One way to more rigorously regionalize the state is through voting behavior. Although California is now considered hopeless for Republican presidential candidates, large areas of the state remain Republican strongholds. While the division here is sometimes depicted as one of the Democratic coast versus the Republican interior, the actual pattern is rather more complicated. The 2000 and 2004 presidential elections make particularly good examples, as that of 2008 skewed unusually far to the Democratic side. As these maps show, southern California still trends Republican at the county level, with the notable exceptions of highly Hispanic Imperial County, populous and multi-ethnic Los Angeles County, and up-scale Santa Barbara County. In Northern California, on the other hand, the coast/interior divide is stark; all coastal and Bay Area counties voted for the Democratic candidates in these elections except Del Norte in the extreme north, and almost all interior counties voted for Republican candidates, many by substantial margins.
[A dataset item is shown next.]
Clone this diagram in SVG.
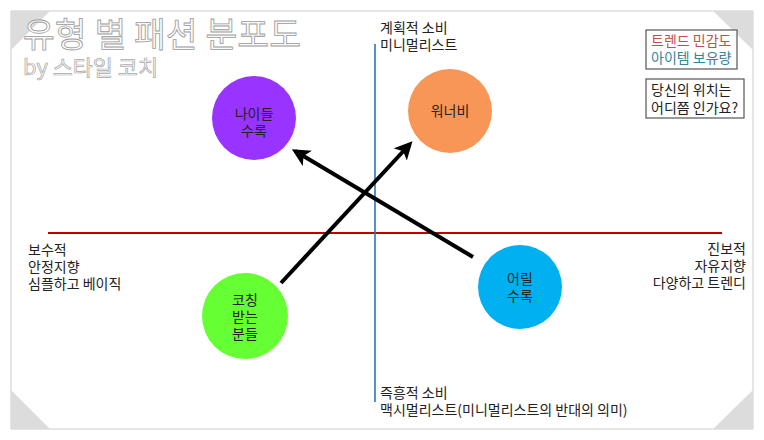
<svg xmlns="http://www.w3.org/2000/svg" width="764" height="440" viewBox="0 0 764 440">
<style>
.t{font-family:"Noto Sans CJK KR","Noto Sans",sans-serif;font-size:14px;fill:#222}
.c{text-anchor:middle;font-size:14px}
.title{font-family:"Noto Sans CJK KR",sans-serif;fill:#fafafa;stroke:#9a9a9a;stroke-width:0.8}
.box{fill:#fff;stroke:#555;stroke-width:1.2}
.corner{fill:#dcdcdc}
.arrow{stroke:#000;stroke-width:4;fill:none;marker-end:url(#ah)}
</style>
<defs>
<marker id="ah" viewBox="0 0 10 10" refX="8" refY="5" markerWidth="4.5" markerHeight="4.5" orient="auto" markerUnits="strokeWidth">
<path d="M0,0 L10,5 L0,10 L2.5,5 Z" fill="#000"/>
</marker>
</defs>
<rect x="0" y="0" width="764" height="440" fill="#fff"/>
<g id="frame">
<rect x="11" y="11" width="742" height="418" fill="#fff" stroke="#d6d6d6" stroke-width="1.2"/>
<polygon class="corner" points="11,11 50,11 11,50"/>
<polygon class="corner" points="713,11 753,11 753,50"/>
<polygon class="corner" points="753,390 753,429 713,429"/>
<polygon class="corner" points="11,390 11,429 50,429"/>
</g>
<g id="title">
<text class="title" x="23" y="47" font-size="34" textLength="278" lengthAdjust="spacingAndGlyphs">유형 별 패션 분포도</text>
<text class="title" x="23" y="75" font-size="21" textLength="135" lengthAdjust="spacingAndGlyphs" style="stroke:#a8a8a8;stroke-width:0.7">by 스타일 코치</text>
</g>
<g id="axes">
<line x1="48" y1="233" x2="722" y2="233" stroke="#c00000" stroke-width="1.8"/>
<line x1="375" y1="44" x2="375" y2="402" stroke="#2e75b6" stroke-width="1.6"/>
</g>
<g id="axis-labels">
<text class="t" x="380" y="33">계획적 소비</text>
<text class="t" x="380" y="50">미니멀리스트</text>
<text class="t" x="380" y="398">즉흥적 소비</text>
<text class="t" x="380" y="415">맥시멀리스트(미니멀리스트의 반대의 의미)</text>
<text class="t" x="28" y="255">보수적</text>
<text class="t" x="28" y="272">안정지향</text>
<text class="t" x="28" y="289">심플하고 베이직</text>
<text class="t" x="746" y="254" text-anchor="end">진보적</text>
<text class="t" x="746" y="271" text-anchor="end">자유지향</text>
<text class="t" x="746" y="288" text-anchor="end">다양하고 트렌디</text>
</g>
<g id="legend">
<rect class="box" x="646" y="30" width="91" height="39"/>
<text class="t" x="651" y="46" style="fill:#c0504d">트렌드 민감도</text>
<text class="t" x="651" y="63" style="fill:#31859c">아이템 보유량</text>
</g>
<g id="question">
<rect class="box" x="646" y="79" width="98" height="39"/>
<text class="t" x="651" y="95">당신의 위치는</text>
<text class="t" x="651" y="113">어디쯤 인가요?</text>
</g>
<g id="node-older">
<circle cx="254" cy="118" r="42" fill="#9933ff"/>
<text class="t c" x="254" y="119">나이들</text>
<text class="t c" x="254" y="136">수록</text>
</g>
<g id="node-wannabe">
<circle cx="450" cy="111" r="42" fill="#f79656"/>
<text class="t c" x="450" y="116">워너비</text>
</g>
<g id="node-coached">
<circle cx="245" cy="316" r="43" fill="#66ff33"/>
<text class="t c" x="245" y="305">코칭</text>
<text class="t c" x="245" y="322">받는</text>
<text class="t c" x="245" y="339">분들</text>
</g>
<g id="node-younger">
<circle cx="520" cy="287" r="42" fill="#00b0f0"/>
<text class="t c" x="520" y="284">어릴</text>
<text class="t c" x="520" y="301">수록</text>
</g>
<g id="connectors">
<line class="arrow" x1="281" y1="283" x2="410" y2="144"/>
<line class="arrow" x1="473" y1="257" x2="295" y2="151"/>
</g>
</svg>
The only two Central Valley counties to lean left were Sacramento, site of the state capital, and Yolo, home of the University of California at Davis. (The city of Davis has been evocatively called “Berkeley in Ohio,” referencing the flat topography, hot summers, and the relatively conservative attitudes found in neighboring communities.)
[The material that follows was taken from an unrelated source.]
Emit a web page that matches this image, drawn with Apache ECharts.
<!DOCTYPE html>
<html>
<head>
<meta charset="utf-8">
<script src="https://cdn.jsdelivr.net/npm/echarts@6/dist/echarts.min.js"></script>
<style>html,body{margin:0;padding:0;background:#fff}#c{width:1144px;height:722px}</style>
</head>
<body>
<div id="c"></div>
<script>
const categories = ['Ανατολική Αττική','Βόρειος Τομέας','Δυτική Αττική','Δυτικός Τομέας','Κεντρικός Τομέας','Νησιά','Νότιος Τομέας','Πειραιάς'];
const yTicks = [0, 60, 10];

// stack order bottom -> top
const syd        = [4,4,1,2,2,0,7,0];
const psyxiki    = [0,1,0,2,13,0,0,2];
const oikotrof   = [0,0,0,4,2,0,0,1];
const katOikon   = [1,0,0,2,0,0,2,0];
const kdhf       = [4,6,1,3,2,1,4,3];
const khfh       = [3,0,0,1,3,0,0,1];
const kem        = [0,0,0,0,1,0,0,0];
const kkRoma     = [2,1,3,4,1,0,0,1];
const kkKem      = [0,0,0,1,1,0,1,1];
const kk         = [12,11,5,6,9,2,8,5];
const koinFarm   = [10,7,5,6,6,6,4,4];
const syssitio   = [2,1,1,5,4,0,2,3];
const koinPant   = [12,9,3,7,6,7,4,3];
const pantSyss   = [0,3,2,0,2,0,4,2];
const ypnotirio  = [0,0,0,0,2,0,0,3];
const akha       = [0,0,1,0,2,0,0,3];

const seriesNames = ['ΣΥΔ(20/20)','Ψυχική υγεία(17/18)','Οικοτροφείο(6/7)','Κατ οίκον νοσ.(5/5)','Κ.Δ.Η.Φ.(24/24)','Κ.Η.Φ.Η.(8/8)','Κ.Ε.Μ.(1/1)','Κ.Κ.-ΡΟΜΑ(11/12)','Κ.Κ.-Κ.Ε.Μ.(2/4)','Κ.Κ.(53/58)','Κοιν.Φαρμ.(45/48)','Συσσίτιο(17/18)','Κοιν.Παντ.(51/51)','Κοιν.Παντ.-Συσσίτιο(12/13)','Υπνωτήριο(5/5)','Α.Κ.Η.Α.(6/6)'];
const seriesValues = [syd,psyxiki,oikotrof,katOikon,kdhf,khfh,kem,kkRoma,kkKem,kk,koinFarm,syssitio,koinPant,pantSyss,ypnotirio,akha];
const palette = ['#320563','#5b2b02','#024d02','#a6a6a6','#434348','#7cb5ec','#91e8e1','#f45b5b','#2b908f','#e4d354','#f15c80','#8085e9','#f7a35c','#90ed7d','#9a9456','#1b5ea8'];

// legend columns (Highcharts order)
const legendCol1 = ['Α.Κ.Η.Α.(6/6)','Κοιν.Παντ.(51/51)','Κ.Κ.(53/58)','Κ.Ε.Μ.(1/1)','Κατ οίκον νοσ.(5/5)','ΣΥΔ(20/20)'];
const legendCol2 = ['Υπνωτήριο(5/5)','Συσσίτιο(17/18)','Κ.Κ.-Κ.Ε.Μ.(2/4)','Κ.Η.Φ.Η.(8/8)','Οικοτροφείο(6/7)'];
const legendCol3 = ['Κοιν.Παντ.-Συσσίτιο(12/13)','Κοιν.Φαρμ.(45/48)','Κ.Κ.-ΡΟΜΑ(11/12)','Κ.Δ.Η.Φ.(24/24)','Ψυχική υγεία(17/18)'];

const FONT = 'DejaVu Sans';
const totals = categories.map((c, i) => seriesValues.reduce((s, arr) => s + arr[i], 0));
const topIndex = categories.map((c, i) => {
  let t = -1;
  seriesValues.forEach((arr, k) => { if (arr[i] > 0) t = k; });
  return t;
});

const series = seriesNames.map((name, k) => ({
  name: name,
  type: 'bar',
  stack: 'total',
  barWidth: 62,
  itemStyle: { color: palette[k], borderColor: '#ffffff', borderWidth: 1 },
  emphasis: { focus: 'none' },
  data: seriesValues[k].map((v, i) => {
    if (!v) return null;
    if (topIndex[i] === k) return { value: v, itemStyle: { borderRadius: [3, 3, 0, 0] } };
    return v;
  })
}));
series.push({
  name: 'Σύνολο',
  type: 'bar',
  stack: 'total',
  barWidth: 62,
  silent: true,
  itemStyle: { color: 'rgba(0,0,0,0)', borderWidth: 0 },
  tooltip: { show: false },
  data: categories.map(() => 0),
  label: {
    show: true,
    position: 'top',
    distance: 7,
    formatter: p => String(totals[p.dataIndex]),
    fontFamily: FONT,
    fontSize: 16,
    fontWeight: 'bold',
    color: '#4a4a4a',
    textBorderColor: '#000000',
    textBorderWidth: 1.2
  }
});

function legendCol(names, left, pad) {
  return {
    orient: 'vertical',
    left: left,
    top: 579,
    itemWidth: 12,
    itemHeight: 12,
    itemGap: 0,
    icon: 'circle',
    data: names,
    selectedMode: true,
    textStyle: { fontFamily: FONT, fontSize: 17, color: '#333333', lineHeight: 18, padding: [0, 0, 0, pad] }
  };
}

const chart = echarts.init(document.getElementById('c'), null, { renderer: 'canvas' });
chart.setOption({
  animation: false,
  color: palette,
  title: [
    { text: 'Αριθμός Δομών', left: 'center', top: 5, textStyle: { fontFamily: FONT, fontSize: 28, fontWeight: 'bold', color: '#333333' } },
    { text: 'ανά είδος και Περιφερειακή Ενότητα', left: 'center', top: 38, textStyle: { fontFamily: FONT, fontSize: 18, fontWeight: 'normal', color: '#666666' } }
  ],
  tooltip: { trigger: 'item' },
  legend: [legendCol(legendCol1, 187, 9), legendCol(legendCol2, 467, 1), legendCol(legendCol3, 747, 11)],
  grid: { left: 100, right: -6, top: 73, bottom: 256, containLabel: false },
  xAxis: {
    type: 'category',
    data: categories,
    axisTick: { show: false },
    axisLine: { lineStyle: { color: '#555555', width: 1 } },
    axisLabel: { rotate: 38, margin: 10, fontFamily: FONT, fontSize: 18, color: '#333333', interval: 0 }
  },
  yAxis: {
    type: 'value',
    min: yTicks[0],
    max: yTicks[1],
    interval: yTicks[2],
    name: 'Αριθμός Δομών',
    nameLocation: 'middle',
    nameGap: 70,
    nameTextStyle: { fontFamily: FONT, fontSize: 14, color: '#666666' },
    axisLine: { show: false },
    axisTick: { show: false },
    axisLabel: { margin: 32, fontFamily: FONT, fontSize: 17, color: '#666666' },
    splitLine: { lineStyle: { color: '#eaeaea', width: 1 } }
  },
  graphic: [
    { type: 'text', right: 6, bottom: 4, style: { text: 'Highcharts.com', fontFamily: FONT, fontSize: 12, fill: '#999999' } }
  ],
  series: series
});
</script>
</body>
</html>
Similar patterns are found on other electoral maps. Consider, for example, the returns from Proposition 8, which rejected same-sex marriage in 2008 (the results of which were recently overturned in court). Here a few northwestern counties drop from the liberal camp, including heavily Hispanic San Benito and Solano, the latter noted for a recent anti-gay backlash movement in the working-class city of Vallejo. Proposition 215, which legalized medicinal marijuana in 1996, had much broader support, virtually sweeping the coastal counties, north and south. The defeated initiative that would have fully legalized marijuana in 2009, on the other hand, gained the majority of votes only in the Bay Area and the Central Coast, along with sparsely populated Alpine (population 1,175) and Mono (population 14,202) counties in the east. Note that even Mendocino County rejected this initiative. But it did so, many argue, not from opposition to marijuana, but rather from fear that cannabis legalization would generate too much competition and thus undermine the local economy. San Luis Obispo County on the Central Coast is the real oddity here, as this usually conservative-voting county rejected medical marijuana in 1996 but supported full legalization in 2009.

*Bakersfield’s, and, more generally, Kern County’s, “southern” affiliation links the region not so much to southern California as to the American South (which is actually the southeastern quadrant of the country). Oil-rich Kern County was settled heavily by migrants from Oklahoma and Arkansas in the 1930s, it has some Southern linguistic markers (such as pronouncing pen the same as pin, see map), and its popular musical tradition—“the Bakersfield sound”—is Southern as well.